**Extracted entries**
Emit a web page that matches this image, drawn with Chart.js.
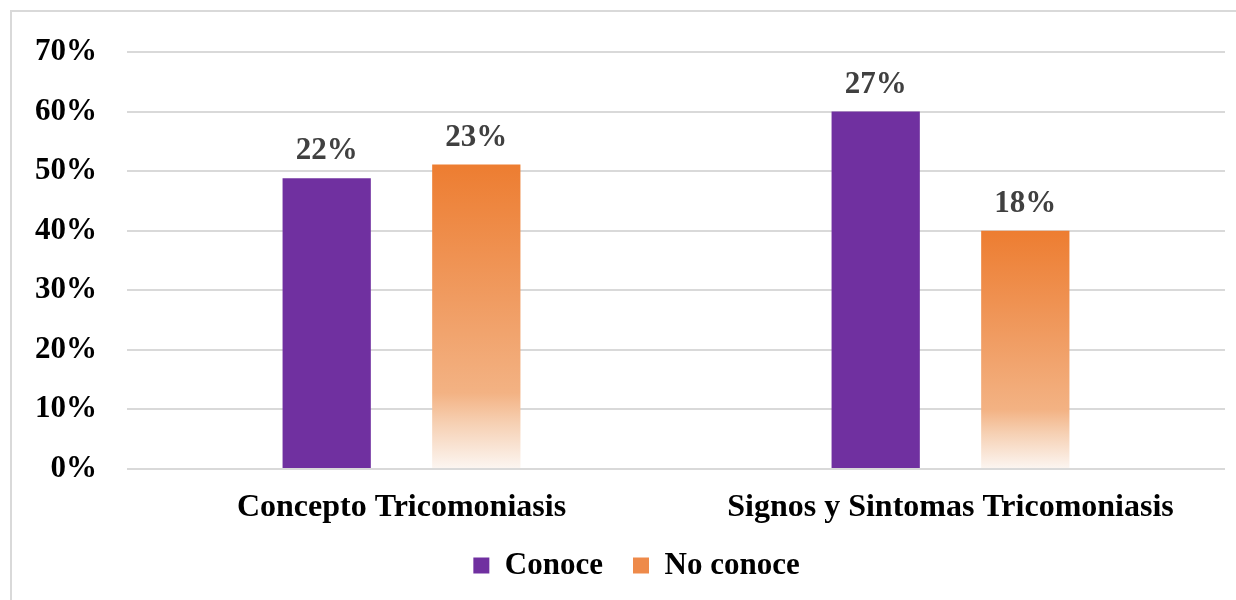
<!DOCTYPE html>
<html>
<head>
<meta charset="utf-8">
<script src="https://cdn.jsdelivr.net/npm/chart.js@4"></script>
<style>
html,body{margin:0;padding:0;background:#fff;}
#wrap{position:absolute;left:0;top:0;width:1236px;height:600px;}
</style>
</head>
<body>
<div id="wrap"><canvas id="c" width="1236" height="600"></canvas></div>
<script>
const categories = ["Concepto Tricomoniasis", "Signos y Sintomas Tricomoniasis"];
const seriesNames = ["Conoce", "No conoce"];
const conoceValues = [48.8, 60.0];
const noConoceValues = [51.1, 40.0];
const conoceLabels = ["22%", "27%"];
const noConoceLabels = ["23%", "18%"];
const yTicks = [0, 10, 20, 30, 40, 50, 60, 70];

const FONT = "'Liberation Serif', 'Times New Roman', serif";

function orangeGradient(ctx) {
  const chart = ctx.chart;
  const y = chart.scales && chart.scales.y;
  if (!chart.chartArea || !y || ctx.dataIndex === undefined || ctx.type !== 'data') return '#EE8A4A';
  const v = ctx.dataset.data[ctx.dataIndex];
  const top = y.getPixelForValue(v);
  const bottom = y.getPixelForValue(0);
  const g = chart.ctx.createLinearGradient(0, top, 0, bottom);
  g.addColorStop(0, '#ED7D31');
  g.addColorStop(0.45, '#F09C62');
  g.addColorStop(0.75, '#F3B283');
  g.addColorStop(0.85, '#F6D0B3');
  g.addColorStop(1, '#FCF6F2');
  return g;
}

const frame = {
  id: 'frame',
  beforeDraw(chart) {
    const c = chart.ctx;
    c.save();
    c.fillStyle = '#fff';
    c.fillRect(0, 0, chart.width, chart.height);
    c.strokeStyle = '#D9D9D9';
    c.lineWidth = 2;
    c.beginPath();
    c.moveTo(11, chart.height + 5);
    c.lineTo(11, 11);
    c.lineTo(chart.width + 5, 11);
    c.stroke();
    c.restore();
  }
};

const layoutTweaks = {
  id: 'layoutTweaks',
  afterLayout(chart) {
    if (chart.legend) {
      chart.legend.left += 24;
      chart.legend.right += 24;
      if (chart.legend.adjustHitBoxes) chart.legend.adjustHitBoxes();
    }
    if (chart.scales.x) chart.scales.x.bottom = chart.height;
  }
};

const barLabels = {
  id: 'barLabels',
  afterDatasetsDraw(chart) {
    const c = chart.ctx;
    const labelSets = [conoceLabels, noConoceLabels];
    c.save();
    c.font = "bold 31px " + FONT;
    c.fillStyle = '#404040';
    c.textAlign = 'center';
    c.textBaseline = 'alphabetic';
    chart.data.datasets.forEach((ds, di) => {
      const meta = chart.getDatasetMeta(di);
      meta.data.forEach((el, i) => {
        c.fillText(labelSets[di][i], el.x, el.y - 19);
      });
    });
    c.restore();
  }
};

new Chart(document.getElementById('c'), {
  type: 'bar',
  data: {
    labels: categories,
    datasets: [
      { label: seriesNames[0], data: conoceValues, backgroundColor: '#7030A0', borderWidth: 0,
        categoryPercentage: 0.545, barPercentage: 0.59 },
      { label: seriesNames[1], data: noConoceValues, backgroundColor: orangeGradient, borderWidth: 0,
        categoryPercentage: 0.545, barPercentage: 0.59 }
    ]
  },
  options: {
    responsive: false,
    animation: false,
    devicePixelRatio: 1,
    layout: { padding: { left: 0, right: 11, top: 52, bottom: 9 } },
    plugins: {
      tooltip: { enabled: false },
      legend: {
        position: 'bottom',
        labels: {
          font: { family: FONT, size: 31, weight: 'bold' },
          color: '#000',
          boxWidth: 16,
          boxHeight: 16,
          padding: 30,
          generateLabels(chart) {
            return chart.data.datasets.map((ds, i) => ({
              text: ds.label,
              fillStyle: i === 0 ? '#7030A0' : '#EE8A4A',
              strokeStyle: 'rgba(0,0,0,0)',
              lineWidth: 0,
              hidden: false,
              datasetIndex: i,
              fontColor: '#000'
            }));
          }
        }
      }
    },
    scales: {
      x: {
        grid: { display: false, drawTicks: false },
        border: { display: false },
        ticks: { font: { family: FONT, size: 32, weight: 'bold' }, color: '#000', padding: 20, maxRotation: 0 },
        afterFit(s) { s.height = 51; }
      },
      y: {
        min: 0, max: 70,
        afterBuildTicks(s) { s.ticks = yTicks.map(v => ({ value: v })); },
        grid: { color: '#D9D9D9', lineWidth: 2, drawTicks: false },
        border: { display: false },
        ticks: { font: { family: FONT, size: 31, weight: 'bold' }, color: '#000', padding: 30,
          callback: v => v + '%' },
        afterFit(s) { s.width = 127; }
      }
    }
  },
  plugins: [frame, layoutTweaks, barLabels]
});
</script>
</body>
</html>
...
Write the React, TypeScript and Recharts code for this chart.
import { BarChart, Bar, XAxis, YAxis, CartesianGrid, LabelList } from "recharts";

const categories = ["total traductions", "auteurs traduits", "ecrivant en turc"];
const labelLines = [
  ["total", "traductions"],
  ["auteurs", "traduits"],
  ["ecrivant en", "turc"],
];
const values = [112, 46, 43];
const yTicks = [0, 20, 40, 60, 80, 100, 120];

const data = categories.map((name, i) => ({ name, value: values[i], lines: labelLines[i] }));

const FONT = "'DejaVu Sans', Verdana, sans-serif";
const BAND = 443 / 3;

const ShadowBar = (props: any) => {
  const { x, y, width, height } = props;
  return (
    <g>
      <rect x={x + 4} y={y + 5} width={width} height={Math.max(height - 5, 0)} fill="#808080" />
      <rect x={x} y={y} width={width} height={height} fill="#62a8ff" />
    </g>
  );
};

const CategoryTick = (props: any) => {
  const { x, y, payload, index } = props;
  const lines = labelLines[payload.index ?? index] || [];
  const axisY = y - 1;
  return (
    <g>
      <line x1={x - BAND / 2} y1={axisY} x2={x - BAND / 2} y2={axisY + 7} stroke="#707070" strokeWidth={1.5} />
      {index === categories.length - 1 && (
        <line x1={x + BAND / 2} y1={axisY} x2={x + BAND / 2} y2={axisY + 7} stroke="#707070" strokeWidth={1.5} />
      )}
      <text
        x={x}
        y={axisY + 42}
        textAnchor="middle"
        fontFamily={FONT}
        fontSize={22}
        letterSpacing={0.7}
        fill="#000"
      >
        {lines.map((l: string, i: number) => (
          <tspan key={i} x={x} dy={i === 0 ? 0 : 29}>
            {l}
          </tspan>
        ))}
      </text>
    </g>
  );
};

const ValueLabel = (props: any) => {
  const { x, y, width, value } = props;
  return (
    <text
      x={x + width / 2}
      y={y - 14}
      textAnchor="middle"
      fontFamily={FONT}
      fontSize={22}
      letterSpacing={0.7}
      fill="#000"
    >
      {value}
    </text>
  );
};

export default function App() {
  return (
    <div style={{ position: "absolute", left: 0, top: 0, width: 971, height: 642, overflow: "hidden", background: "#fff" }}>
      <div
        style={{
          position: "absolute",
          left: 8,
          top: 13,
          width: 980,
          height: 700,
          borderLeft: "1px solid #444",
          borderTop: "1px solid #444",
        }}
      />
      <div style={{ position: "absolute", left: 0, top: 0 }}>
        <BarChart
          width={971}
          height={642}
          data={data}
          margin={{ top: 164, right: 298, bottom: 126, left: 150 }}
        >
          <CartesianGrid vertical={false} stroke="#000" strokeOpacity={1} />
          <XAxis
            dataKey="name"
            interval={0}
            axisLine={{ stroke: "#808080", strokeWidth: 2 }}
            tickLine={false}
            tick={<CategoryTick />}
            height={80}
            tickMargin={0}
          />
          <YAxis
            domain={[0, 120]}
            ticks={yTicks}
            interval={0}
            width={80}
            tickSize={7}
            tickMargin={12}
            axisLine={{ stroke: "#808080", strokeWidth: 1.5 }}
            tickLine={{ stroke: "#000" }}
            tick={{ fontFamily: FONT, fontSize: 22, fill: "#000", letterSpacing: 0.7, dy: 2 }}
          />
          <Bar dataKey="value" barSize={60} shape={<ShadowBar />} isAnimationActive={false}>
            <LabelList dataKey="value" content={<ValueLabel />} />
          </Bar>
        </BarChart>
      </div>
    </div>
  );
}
--
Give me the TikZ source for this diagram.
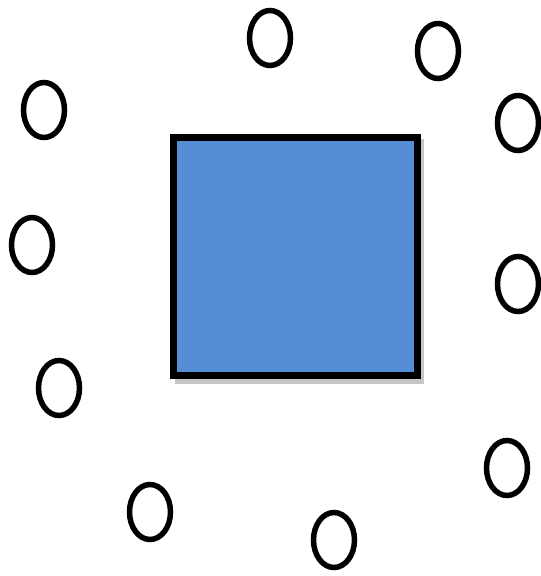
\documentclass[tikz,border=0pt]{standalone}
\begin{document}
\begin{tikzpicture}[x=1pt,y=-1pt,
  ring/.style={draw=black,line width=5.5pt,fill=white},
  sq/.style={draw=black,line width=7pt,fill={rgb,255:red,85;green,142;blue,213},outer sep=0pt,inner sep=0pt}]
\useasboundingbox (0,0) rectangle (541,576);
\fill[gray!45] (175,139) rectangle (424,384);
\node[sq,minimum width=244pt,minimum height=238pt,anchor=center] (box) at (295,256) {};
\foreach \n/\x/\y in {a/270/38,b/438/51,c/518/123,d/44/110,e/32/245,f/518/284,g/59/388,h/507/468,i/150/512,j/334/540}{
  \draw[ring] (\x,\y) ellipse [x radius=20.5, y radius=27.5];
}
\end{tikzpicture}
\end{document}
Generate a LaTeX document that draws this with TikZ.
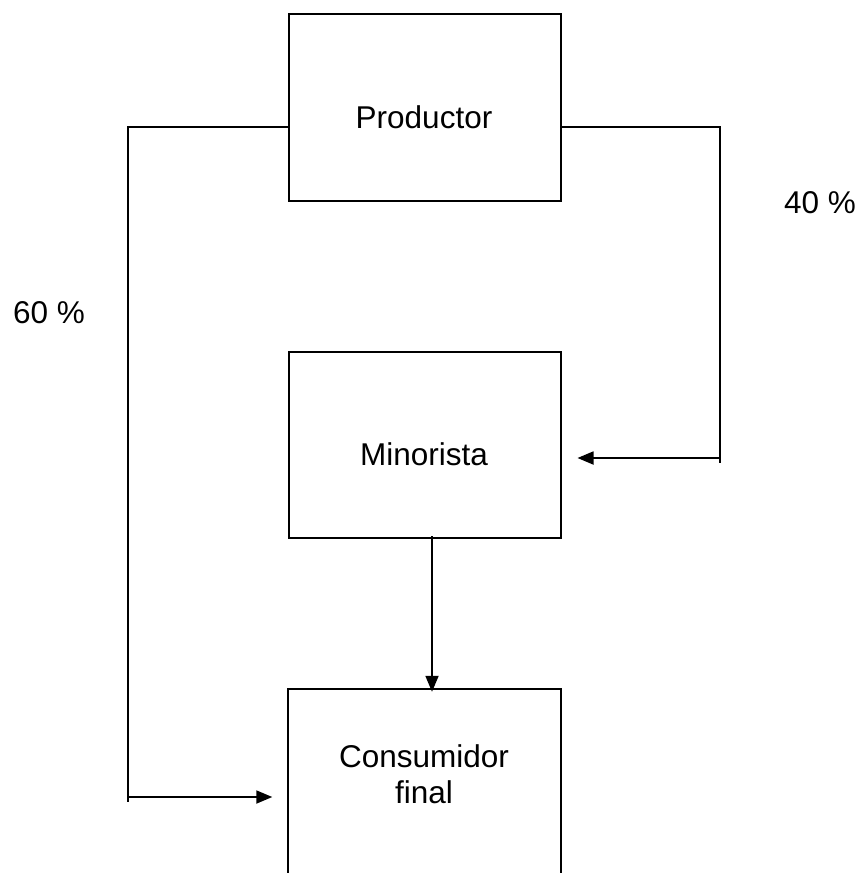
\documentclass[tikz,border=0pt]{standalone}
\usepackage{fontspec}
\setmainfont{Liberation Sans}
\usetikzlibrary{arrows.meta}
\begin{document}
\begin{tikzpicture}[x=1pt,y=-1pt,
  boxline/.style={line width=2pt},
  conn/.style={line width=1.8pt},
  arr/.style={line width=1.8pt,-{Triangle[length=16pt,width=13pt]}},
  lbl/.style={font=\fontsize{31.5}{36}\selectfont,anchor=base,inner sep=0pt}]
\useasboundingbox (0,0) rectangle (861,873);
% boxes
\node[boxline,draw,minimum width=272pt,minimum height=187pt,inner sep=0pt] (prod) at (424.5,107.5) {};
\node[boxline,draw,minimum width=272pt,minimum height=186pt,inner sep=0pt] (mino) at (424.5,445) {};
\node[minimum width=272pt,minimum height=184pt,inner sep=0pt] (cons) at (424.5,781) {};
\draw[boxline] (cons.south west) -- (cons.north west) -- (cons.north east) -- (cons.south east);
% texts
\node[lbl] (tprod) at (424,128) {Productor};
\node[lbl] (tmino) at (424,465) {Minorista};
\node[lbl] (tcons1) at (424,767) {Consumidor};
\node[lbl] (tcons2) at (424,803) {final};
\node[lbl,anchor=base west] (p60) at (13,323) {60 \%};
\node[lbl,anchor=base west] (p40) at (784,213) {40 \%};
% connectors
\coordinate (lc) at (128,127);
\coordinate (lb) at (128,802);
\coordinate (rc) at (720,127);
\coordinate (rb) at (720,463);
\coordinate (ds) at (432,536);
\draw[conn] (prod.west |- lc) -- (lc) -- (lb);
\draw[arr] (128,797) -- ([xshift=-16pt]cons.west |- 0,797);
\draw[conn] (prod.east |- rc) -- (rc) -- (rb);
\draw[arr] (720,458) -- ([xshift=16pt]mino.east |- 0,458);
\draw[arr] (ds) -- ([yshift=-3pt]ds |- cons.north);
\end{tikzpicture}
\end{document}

**What is required**
Pick out the lines that contain "with" and copy them.

**Reply to the task**
Emit a web page that matches this image, drawn with Chart.js.
Generate a LaTeX document that draws this with TikZ.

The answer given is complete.